### What to do
Extract every line that contains the string "seaborn".

-=-=-

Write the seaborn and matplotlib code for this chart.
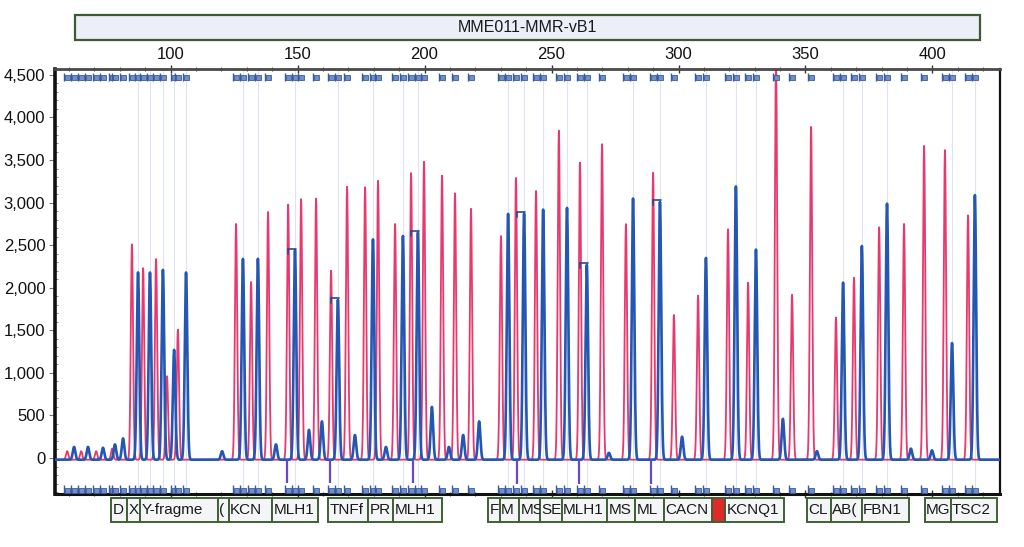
import numpy as np
import pandas as pd
import matplotlib
matplotlib.use("Agg")
import matplotlib.pyplot as plt
import matplotlib.transforms as mtransforms
from matplotlib.patches import Rectangle
from matplotlib.ticker import MultipleLocator
import seaborn as sns

# ---------------- data ----------------
title = "MME011-MMR-vB1"

red_pos = [59.3, 64.8, 70.7, 77.0, 84.8, 89.2, 94.3, 98.6, 102.9, 125.8, 131.7, 138.4,
           146.3, 151.4, 157.3, 163.2, 169.5, 176.6, 181.7, 188.4, 194.7, 199.8, 206.9,
           212.0, 218.3, 230.1, 236.0, 243.9, 252.9, 261.2, 269.9, 279.3, 290.0, 298.2,
           307.7, 319.5, 327.4, 338.4, 344.7, 352.2, 362.0, 369.1, 379.0, 388.8, 396.7,
           404.9, 414.0]
red_h = [100, 100, 100, 130, 2530, 2250, 2360, 980, 1530, 2770, 2090, 2910,
         3000, 3060, 3070, 2220, 3210, 3200, 3280, 2770, 3370, 3500, 3340,
         3130, 2950, 2630, 3310, 3160, 3870, 3490, 3710, 2770, 3370, 1700,
         1930, 2710, 2080, 4700, 1940, 3910, 1670, 2140, 2730, 2770, 3690,
         3640, 2870]

blue_pos = [62.0, 67.5, 73.4, 78.1, 81.3, 87.2, 91.9, 97.0, 101.4, 106.1, 120.3, 128.5,
            134.4, 141.5, 149.0, 154.5, 159.6, 165.9, 172.6, 179.7, 184.8, 191.5, 197.4,
            202.9, 209.6, 215.2, 221.5, 232.9, 239.2, 246.7, 256.1, 263.9, 272.6, 282.1,
            292.7, 301.4, 310.8, 322.6, 330.5, 341.1, 354.5, 364.8, 372.2, 382.1, 391.5,
            399.8, 407.7, 416.7]
blue_h = [150, 150, 140, 180, 250, 2200, 2200, 2230, 1290, 2200, 100, 2360,
          2360, 180, 2460, 350, 450, 1880, 290, 2590, 150, 2630, 2670,
          620, 150, 290, 450, 2890, 2890, 2940, 2960, 2290, 80, 3070,
          3030, 270, 2370, 3210, 2470, 480, 100, 2080, 2510, 3010, 130,
          110, 1370, 3110]

marked_blue = [149.0, 165.9, 197.4, 239.2, 263.9, 292.7]
marked_h = [2460, 1880, 2670, 2890, 2290, 3030]

dip_pos = [145.9, 162.8, 195.5, 236.4, 260.8, 289.2]
dip_depth = [-290, -290, -290, -300, -300, -300]

box_left = [76.6, 82.9, 88.0, 118.7, 123.0, 140.0,
            162.0, 177.8, 187.6,
            225.0, 229.7, 237.2, 245.5, 254.1, 271.9, 282.9, 294.3, 313.2, 318.3,
            350.6, 360.0, 372.2,
            397.0, 407.2]
box_right = [82.9, 88.0, 118.7, 123.0, 140.0, 158.1,
             177.8, 187.6, 206.9,
             229.7, 237.2, 245.5, 254.1, 271.9, 282.9, 294.3, 313.2, 318.3, 341.5,
             360.0, 372.2, 390.7,
             407.2, 425.4]
box_text = ["D", "X", "Y-fragme", "(", "KCN", "MLH1",
            "TNFf", "PR", "MLH1",
            "F", "M", "MS", "SE", "MLH1", "MS", "ML", "CACN", "", "KCNQ1",
            "CL", "AB(", "FBN1",
            "MG", "TSC2"]
box_red = [False] * 17 + [True] + [False] * 6

x_ticks = [100, 150, 200, 250, 300, 350, 400]
y_ticks = [0, 500, 1000, 1500, 2000, 2500, 3000, 3500, 4000, 4500]

# ---------------- build traces from the peak lists ----------------
grid = np.arange(50.0, 430.0, 0.04)
def trace(pos, h, sigma):
    y = np.full_like(grid, -20.0)
    for p, a in zip(pos, h):
        y += a * np.exp(-0.5 * ((grid - p) / sigma) ** 2)
    return y

df = pd.concat([
    pd.DataFrame({"size": grid, "rfu": trace(red_pos, red_h, 0.45), "dye": "red"}),
    pd.DataFrame({"size": grid, "rfu": trace(blue_pos, blue_h, 0.5), "dye": "blue"}),
])

RED = "#e8386e"
BLUE = "#2456b4"

sns.set_theme(style="white")
plt.rcParams["font.family"] = ["Liberation Sans", "DejaVu Sans"]

fig = plt.figure(figsize=(10.24, 5.47), dpi=100)
ax = fig.add_axes([0.0537, 0.0969, 0.9229, 0.777])

# faint bin guide lines
for p, h in zip(blue_pos, blue_h):
    if h > 1200:
        ax.axvline(p, color="#dde3f0", lw=0.8, zorder=0)

sns.lineplot(data=df[df.dye == "red"], x="size", y="rfu", color=RED, lw=1.3,
             estimator=None, sort=False, ax=ax, zorder=2)
sns.lineplot(data=df[df.dye == "blue"], x="size", y="rfu", color=BLUE, lw=1.9,
             estimator=None, sort=False, ax=ax, zorder=3)

# negative dips
ax.vlines(dip_pos, -20, dip_depth, color="#6a47c8", lw=1.6, zorder=3)

# marked peaks (small ticks left of apex)
for p, h in zip(marked_blue, marked_h):
    ax.plot([p - 2.6, p + 0.4], [h, h], color="#2a4a8a", lw=1.2, zorder=4)
    ax.plot([p - 2.6, p - 2.6], [h, h - 60], color="#2a4a8a", lw=1.2, zorder=4)

# bin markers at top and bottom
mk = sorted(p for p, h in zip(blue_pos + red_pos, blue_h + red_h) if h > 1200 or p < 82)
ax.plot(mk, [4470] * len(mk), ls="none", marker="s", ms=3.6, color="#6d8fcf",
        mec="#3b5a9a", mew=0.6, zorder=5, clip_on=False)
ax.plot([m - 1.1 for m in mk], [4480] * len(mk), ls="none", marker="|", ms=6,
        color="#3b5a9a", mew=1.0, zorder=5, clip_on=False)
ax.plot(mk, [-375] * len(mk), ls="none", marker="s", ms=3.6, color="#6d8fcf",
        mec="#3b5a9a", mew=0.6, zorder=5, clip_on=False)
ax.plot([m - 1.1 for m in mk], [-370] * len(mk), ls="none", marker="|", ms=6,
        color="#3b5a9a", mew=1.0, zorder=5, clip_on=False)

ax.set_xlim(54.5, 426.6)
ax.set_ylim(-423, 4570)
ax.set_xlabel("")
ax.set_ylabel("")
ax.xaxis.tick_top()
ax.set_xticks(x_ticks, labels=[str(v) for v in x_ticks])
ax.xaxis.set_minor_locator(MultipleLocator(10))
ax.set_yticks(y_ticks, labels=[f"{v:,}" for v in y_ticks])
ax.yaxis.set_minor_locator(MultipleLocator(100))
ax.tick_params(axis="x", which="major", top=True, bottom=True, labeltop=True,
               labelbottom=False, direction="inout", length=6, width=1.0,
               labelsize=12, colors="#333333", labelcolor="#111111", pad=2)
ax.tick_params(axis="x", which="minor", top=True, bottom=True, direction="inout",
               length=3, width=0.8, colors="#555555")
ax.tick_params(axis="y", which="major", left=True, direction="out", length=4,
               width=0.8, labelsize=12, colors="#777777", labelcolor="#111111", pad=3)
ax.tick_params(axis="y", which="minor", left=True, direction="in", length=2,
               width=0.6, colors="#777777")
for s, lw, c in [("left", 2.6, "#111111"), ("right", 1.6, "#111111"),
                 ("top", 2.0, "#4a4a4a"), ("bottom", 2.2, "#111111")]:
    ax.spines[s].set_visible(True)
    ax.spines[s].set_linewidth(lw)
    ax.spines[s].set_color(c)

# bottom probe label boxes
trans = mtransforms.blended_transform_factory(ax.transData, ax.transAxes)
for l, r, t, red in zip(box_left, box_right, box_text, box_red):
    rect = Rectangle((l, -0.066), r - l, 0.057, transform=trans, clip_on=False,
                     facecolor="#e02a2a" if red else "#f3f5f6",
                     edgecolor="#3f5f34", lw=1.4, zorder=5)
    ax.add_patch(rect)
    txt = ax.text(l + 0.5, -0.038, t, transform=trans, ha="left", va="center",
                  fontsize=11, color="#1a1a1a", zorder=6)
    txt.set_clip_path(rect)
    txt.set_clip_on(True)

# title bar
fig.patches.append(Rectangle((0.0732, 0.927), 0.884, 0.046, transform=fig.transFigure,
                             facecolor="#eceef8", edgecolor="#3f5a32", lw=1.6))
fig.text(0.515, 0.950, title, ha="center", va="center", fontsize=11.5, color="#1a1a1a")

fig.savefig("out.png", dpi=100)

-=-=-

### Result
Write the seaborn and matplotlib code for this chart.
import seaborn as sns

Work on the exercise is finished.